Marigold Varieties and Selection

In my experience with marigolds, choosing the right type is crucial for garden aesthetics and maintenance preferences. Below, I detail the characteristics and needs of different marigold varieties.

African vs French Marigolds

💥 Quick Answer

African marigolds (Tagetes erecta) are taller and have larger blooms compared to the compact and daintier French marigolds (Tagetes patula).

While both types are annuals, blooming for one season before succumbing to frost, their aesthetic value and use in the garden differ significantly. African marigolds often reach up to 3 feet in height and produce large, pompom flowers that can be essential for creating visual impact in the back borders of a garden bed. On the other hand, French marigolds typically grow around 6-18 inches tall with a profusion of smaller flowers, making them ideal for edging paths or as companion plants in vegetable gardens due to their pest-deterring properties.

Other Marigold Types

When I diversify my garden with marigolds, I also consider the lesser-known types such as signet marigolds (Tagetes tenuifolia) and perennials like the Mexican marigold (also known as Tagetes lucida).

Signet marigolds are known for their delicate, fern-like foliage and dainty flowers that can bring a soft texture to the garden space. I’ve found that they are also edible, with a slight citrus flavor that adds a pleasant note to salads. Unlike the popular annual marigolds, perennial marigolds like the Mexican marigold can withstand multiple seasons in the right climates. They tend to die back to the soil line in winter and return in spring, providing a more permanent solution for those looking for year-round garden interest.

Other Varieties:
  • Calendula (often called pot marigold, though not a true marigold)
  • Tagetes minuta (known for its height and pungent scent)

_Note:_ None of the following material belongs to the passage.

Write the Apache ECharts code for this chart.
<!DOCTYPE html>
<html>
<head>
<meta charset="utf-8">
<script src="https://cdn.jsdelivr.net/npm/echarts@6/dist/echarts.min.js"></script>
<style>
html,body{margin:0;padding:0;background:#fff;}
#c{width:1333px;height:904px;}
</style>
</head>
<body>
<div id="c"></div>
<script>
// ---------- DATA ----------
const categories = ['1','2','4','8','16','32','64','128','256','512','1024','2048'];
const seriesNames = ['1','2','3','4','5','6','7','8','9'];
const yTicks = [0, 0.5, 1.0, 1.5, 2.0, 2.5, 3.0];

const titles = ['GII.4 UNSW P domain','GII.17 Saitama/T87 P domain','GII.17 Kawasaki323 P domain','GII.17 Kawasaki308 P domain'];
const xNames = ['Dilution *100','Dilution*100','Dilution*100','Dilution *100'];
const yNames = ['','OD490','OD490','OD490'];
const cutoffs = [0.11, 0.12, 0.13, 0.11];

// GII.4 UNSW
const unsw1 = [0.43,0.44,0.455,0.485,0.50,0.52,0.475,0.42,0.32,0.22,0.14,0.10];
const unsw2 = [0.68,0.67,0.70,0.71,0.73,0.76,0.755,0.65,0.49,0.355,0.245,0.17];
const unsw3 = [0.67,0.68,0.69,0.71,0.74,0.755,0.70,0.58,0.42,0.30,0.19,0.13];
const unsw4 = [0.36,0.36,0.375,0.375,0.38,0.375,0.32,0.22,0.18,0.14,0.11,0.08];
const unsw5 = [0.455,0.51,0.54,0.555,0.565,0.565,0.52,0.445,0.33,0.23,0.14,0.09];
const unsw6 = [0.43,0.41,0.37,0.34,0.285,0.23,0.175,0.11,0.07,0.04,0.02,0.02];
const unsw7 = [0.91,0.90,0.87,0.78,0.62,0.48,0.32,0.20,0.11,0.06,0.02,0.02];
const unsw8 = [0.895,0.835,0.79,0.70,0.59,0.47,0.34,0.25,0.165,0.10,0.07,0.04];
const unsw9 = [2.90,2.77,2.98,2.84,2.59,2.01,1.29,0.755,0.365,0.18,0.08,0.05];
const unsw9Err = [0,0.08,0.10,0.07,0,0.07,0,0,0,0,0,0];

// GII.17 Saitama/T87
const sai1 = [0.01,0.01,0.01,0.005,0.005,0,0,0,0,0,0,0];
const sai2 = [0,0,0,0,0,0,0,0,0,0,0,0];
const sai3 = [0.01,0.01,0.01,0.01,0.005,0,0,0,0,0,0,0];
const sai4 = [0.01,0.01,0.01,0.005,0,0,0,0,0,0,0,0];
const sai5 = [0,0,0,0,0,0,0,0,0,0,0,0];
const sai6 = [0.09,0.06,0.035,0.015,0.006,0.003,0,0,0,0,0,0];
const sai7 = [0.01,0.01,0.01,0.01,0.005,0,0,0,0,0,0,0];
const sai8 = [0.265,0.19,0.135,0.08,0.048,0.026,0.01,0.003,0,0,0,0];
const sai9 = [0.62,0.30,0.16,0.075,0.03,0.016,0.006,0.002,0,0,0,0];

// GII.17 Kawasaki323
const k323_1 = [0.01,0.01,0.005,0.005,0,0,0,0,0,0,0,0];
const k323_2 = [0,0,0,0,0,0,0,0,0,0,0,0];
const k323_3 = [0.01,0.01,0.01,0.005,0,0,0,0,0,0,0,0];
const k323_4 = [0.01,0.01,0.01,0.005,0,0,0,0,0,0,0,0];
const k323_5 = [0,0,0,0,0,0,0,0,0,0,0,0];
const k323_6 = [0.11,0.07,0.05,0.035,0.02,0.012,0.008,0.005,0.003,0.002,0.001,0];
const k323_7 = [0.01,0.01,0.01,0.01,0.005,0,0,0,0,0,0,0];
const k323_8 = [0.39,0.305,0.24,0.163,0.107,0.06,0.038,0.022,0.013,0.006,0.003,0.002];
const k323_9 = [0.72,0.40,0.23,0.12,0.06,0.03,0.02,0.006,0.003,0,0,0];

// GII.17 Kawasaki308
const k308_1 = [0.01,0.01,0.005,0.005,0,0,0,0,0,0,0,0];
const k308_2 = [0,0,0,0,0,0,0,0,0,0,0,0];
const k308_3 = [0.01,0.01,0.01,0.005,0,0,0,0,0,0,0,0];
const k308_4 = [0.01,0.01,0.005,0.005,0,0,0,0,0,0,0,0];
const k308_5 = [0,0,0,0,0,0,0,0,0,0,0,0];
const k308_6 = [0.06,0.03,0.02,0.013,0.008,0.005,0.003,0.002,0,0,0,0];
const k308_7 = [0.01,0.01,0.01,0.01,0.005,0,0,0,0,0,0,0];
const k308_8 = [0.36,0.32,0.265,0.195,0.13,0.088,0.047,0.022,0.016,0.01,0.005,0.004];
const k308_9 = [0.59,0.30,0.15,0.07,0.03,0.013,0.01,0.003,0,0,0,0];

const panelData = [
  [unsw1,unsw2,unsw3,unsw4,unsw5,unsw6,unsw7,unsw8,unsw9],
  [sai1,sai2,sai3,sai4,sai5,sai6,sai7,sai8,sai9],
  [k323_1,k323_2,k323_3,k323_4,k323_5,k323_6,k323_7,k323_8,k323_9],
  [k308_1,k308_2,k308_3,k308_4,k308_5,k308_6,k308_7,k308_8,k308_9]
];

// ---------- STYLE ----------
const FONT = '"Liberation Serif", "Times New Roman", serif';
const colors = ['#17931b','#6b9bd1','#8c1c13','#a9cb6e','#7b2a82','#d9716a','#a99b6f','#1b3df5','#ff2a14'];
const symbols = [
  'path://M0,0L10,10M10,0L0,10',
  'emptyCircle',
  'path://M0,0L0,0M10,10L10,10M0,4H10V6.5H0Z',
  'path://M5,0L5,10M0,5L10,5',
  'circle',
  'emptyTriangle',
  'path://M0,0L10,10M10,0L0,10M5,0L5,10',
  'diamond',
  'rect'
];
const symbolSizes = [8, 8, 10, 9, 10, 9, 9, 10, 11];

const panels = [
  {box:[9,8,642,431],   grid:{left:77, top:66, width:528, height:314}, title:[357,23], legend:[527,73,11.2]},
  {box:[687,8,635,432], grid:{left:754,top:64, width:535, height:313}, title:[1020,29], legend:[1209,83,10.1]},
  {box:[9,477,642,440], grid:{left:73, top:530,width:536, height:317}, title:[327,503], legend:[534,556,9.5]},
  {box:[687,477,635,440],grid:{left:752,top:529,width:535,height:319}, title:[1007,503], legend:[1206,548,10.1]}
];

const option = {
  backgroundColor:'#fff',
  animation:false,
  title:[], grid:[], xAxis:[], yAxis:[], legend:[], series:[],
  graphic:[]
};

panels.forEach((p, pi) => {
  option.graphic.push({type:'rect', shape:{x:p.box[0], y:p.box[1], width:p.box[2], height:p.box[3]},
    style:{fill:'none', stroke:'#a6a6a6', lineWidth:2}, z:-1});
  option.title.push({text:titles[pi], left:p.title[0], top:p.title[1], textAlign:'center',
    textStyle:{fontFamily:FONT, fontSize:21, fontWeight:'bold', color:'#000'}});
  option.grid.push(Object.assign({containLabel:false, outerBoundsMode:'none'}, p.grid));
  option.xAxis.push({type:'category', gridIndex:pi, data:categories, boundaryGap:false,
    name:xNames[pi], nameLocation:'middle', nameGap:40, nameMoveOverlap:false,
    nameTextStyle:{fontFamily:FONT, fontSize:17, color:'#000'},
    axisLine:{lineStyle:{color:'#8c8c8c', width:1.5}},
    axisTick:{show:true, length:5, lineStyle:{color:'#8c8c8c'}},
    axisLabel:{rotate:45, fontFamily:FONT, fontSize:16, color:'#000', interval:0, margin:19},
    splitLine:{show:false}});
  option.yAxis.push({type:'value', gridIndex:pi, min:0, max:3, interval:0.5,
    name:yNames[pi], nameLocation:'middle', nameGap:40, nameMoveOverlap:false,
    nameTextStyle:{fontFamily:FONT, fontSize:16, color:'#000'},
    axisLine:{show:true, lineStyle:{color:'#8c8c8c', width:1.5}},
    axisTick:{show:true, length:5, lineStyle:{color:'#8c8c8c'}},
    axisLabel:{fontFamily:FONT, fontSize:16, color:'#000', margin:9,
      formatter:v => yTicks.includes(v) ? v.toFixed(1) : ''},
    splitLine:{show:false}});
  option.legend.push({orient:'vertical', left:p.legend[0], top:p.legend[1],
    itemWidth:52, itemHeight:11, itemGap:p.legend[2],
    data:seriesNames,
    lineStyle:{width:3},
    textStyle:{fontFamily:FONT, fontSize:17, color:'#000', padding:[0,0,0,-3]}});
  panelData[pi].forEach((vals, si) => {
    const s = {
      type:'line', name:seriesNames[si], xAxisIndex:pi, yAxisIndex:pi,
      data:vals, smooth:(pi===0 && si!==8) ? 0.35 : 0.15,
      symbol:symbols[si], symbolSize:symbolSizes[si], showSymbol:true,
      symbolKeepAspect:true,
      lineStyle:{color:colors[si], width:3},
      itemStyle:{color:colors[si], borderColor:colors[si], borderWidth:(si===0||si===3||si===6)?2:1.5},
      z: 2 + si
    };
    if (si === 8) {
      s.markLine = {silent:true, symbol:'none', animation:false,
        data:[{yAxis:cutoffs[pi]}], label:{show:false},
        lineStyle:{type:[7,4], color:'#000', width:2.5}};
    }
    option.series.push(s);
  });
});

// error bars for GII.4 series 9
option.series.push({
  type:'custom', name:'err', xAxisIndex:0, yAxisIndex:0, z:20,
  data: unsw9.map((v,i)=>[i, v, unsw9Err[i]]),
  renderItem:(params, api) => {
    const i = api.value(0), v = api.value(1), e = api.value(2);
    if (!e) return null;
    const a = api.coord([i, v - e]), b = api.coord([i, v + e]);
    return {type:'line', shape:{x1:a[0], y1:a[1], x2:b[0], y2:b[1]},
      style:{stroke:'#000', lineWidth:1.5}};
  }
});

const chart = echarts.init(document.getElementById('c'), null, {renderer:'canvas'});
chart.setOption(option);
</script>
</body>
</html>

Companion Planting and Ecosystem Benefits

Companion planting is more than a practice, it’s a philosophy I apply in my garden. The idea? Pair certain plants together to create a symbiotic environment. This enhances growth, repels pests, and can even improve flavor.

Marigolds are exemplary when it comes to companion planting. I’ve personally found that these vibrant flowers are more than just decorative, they offer a multitude of benefits to nearby vegetables and herbs. For instance, when I plant marigolds with tomatoes, they seem to ward off harmful nematodes that typically plague tomato roots.

Vegetables well-suited to Marigolds:
  • Tomatoes 🍅 – protect from nematodes
  • Cucumbers 🥒 – deter pests
  • Carrots 🥕 – benefit from improved soil
  • Potatoes 🥔 – less vulnerable to insects

Not only do they defend against soil pests, but marigolds also attract pollinators like bees 🐝 and butterflies 🦋 with their bright flowers. These pollinators are vital for the productivity of crops. Conversely, Marigolds attract beneficial insects that prey on common garden pests, reducing my need for chemical controls.

Herbs are also part of the companion planting strategy. Aromatic herbs often complement marigolds by enhancing their pest-repelling properties.

💥 Companion Herbs:

Herb Benefit to Marigolds
Nasturtiums Attract aphid-eating insects, reducing pest numbers.
Basil Enhances growth and flavor of marigold’s companions.

As I intermingle these plants, my garden transforms into a more efficient, self-sustaining ecosystem. This, in turn, fosters a natural resilience in the garden, making it more robust and vibrant.